Simon de Montfort

Simon de Montfort, the 6th Earl of Leicester was born in Dreux, France in the early 13th century. His father was Simon de Montfort, 5th Earl of Leicester and mother Alix de Montmorency. He was a French nobleman with English and French royal ancestry and he inherited the title and estates of the earldom of Leicester in England.

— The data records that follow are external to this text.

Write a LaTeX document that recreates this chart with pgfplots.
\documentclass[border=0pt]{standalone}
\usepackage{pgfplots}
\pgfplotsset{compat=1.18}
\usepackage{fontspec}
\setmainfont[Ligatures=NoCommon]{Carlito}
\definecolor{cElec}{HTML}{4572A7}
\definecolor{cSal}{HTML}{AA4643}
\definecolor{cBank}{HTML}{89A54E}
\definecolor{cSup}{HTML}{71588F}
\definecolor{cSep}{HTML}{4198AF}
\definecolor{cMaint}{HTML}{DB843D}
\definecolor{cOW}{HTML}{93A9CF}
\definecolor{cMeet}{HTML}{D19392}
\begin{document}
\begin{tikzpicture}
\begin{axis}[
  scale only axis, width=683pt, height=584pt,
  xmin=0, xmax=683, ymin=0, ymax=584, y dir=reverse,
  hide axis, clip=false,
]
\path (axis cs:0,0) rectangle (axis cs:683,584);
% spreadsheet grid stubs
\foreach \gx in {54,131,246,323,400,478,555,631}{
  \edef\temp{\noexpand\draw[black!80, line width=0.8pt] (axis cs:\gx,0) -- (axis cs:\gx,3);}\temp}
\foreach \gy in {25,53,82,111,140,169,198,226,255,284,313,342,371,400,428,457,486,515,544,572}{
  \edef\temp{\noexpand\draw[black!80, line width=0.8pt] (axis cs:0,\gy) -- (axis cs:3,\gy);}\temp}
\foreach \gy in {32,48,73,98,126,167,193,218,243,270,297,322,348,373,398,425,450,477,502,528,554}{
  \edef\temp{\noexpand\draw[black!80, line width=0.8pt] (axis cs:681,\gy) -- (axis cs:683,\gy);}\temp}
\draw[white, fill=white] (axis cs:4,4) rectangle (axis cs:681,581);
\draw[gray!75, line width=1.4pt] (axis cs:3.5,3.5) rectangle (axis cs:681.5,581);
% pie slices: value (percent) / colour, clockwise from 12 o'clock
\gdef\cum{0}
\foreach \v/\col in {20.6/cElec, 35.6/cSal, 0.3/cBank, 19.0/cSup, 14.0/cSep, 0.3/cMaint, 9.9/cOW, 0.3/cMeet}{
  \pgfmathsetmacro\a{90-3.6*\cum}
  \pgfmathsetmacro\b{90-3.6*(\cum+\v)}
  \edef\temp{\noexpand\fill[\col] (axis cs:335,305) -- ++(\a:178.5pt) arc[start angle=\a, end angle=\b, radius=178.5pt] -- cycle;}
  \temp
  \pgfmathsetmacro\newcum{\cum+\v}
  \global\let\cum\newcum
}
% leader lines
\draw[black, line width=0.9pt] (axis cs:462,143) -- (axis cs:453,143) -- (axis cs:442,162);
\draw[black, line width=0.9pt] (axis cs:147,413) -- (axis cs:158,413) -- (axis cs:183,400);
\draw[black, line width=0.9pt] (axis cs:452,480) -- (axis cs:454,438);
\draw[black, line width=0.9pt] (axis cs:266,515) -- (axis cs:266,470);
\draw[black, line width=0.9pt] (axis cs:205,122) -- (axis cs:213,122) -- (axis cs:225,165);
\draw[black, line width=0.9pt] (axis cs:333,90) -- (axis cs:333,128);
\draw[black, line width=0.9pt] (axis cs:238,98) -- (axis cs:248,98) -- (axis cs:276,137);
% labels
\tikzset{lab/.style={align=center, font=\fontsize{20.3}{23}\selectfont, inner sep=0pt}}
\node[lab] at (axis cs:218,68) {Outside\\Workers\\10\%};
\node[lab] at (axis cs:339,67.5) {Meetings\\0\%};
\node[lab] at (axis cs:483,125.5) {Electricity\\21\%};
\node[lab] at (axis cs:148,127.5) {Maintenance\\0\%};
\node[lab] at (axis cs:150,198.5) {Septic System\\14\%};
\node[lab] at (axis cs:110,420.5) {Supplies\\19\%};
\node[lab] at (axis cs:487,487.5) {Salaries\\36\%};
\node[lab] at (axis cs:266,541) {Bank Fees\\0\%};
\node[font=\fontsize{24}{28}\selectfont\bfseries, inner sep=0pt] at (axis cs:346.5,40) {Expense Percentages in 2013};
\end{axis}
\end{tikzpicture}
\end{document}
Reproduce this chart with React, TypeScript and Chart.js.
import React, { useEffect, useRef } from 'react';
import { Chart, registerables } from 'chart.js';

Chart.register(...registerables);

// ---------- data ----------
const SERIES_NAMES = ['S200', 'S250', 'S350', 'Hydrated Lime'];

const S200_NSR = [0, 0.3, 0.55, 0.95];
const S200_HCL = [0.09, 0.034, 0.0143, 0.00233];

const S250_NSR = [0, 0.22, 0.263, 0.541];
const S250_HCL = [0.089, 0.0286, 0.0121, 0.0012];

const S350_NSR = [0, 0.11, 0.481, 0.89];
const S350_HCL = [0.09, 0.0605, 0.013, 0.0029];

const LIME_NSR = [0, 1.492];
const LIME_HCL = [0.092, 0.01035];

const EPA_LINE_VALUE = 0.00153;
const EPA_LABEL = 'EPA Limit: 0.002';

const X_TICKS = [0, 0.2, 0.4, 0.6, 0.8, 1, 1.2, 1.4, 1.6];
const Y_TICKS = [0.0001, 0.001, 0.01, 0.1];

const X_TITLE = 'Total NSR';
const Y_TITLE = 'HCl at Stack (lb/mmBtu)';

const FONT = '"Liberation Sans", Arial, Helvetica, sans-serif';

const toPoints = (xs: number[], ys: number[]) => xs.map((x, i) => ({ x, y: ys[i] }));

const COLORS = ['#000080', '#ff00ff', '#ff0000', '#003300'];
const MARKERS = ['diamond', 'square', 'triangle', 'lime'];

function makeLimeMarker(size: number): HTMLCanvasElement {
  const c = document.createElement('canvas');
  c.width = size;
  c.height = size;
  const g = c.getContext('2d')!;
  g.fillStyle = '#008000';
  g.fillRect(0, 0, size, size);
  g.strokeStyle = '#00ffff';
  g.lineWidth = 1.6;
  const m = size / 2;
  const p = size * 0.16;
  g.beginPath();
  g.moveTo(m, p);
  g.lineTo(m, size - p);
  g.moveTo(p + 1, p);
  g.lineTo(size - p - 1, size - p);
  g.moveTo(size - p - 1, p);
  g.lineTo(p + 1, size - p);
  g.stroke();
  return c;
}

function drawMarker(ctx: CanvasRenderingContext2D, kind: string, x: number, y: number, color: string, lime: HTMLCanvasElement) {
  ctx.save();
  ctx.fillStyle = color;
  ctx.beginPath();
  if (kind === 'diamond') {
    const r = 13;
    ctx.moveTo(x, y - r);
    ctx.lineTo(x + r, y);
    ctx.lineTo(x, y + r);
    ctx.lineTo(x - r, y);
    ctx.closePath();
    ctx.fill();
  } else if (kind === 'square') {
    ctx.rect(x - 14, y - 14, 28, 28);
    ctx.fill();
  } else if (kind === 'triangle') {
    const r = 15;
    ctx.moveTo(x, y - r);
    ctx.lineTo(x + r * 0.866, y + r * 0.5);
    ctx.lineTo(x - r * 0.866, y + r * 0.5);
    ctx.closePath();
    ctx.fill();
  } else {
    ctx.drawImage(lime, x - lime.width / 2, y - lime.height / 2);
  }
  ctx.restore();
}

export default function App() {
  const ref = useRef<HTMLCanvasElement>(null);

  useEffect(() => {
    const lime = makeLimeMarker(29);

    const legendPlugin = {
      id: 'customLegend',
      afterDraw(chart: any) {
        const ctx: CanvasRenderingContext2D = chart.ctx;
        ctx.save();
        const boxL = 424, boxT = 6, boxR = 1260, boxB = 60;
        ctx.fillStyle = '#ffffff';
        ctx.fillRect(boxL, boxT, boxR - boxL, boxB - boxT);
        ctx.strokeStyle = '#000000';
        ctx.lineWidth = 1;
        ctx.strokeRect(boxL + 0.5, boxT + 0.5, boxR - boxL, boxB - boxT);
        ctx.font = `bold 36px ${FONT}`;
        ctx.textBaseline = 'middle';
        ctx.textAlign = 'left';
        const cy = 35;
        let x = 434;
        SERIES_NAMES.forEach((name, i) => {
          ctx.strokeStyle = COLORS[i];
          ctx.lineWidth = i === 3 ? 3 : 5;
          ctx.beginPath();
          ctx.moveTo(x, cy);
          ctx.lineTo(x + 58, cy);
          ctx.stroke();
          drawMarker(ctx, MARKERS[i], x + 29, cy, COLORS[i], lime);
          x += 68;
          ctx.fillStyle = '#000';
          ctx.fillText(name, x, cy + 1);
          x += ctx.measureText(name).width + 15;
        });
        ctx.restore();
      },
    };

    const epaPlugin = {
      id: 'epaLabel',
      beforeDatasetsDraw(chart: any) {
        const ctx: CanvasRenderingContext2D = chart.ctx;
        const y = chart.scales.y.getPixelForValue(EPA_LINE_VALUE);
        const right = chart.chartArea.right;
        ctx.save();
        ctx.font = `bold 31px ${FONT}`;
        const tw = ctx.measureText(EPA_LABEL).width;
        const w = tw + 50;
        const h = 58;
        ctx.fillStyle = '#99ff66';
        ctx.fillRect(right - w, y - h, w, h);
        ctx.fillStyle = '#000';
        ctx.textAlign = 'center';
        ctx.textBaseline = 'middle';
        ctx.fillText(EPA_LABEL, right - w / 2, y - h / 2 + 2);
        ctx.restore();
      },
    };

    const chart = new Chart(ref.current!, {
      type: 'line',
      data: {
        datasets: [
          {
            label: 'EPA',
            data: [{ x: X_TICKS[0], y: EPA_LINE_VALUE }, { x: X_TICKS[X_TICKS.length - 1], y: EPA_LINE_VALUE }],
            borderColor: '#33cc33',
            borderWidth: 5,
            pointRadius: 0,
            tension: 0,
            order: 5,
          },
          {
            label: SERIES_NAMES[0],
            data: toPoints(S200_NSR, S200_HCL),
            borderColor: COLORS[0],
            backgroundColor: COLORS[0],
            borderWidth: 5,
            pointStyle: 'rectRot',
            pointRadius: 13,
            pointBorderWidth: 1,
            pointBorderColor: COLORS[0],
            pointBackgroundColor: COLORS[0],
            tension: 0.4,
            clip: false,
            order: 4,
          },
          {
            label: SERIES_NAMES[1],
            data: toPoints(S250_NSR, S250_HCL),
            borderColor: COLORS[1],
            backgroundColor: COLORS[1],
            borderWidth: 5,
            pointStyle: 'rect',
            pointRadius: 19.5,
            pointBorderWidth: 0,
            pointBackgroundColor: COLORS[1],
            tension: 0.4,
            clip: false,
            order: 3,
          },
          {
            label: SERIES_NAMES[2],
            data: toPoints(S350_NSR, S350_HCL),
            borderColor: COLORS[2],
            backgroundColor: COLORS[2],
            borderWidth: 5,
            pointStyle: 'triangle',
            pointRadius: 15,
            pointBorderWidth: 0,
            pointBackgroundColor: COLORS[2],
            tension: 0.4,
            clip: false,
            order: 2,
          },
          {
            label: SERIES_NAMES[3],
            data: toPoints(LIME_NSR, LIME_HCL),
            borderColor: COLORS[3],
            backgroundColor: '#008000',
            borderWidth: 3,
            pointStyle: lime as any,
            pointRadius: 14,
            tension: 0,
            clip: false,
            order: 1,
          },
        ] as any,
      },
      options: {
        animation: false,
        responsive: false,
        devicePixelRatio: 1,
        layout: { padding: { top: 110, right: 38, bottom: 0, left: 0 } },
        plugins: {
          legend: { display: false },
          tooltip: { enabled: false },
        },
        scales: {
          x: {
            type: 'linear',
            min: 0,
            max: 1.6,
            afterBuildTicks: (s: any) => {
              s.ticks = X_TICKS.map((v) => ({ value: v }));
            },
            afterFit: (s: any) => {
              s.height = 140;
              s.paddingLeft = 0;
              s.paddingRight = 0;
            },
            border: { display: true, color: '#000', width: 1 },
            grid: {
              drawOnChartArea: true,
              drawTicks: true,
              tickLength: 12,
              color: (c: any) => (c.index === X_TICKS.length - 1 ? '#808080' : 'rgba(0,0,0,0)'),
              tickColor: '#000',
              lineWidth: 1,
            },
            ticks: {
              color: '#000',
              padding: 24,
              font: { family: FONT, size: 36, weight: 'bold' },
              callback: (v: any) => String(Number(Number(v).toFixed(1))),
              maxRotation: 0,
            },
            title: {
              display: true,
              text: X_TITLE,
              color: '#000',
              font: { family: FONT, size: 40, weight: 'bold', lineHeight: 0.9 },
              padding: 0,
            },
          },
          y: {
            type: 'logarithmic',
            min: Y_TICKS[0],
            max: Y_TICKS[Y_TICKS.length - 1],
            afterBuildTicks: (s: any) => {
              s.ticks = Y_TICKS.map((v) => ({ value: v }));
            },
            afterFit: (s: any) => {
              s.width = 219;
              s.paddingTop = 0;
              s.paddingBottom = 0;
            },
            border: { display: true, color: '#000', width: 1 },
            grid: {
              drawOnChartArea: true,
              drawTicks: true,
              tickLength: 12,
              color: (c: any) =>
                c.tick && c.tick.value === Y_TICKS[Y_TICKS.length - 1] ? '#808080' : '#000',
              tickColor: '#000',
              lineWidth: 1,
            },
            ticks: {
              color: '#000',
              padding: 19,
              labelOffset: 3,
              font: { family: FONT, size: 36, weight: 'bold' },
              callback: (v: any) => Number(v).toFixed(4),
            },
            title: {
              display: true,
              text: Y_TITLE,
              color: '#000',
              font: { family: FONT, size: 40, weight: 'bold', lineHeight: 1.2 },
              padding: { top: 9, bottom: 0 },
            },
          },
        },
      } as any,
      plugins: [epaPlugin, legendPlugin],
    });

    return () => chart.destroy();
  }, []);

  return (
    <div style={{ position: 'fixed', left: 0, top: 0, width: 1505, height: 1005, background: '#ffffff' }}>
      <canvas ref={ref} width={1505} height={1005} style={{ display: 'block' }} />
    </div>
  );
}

De Montfort was King Henry III’s friend and counsellor. He was married to the king’s sister, Eleanor of England and he was godfather to Prince Edward (later Edward I). But in 1239 Simon and Henry fell out and Henry threatened to imprison him in the Tower of London. For several years, despite discontent, Simon joined King Henry’s various campaigns and in 1253 chose to make peace with the King in obedience to the dying Robert Grosseteste, Bishop of Lincoln. By 1261, following two parliaments that Henry failed to adhere to, de Montfort left the country in despair. In 1263 he was invited to return to England by the barons who were convinced of the King’s hostility to all reform. De Montfort led a rebellion with the objective of reforming the government. This was successful for a time, but Prince Edward used bribes to turn many of the barons against de Montfort.  In 1264 civil war broke out.

Simon de Montfort led the rebellion against King Henry III during the Second Barons’ War and subsequently became de facto ruler of England following success at the Battle of Lewes. During his rule he called two famous parliaments. The first stripped the king of unlimited authority, the second included ordinary citizens from the towns. Then there was the Battle of Evesham in 1265. He was brutally killed and hailed a hero. His parliament is the template of many others in democratic countries today.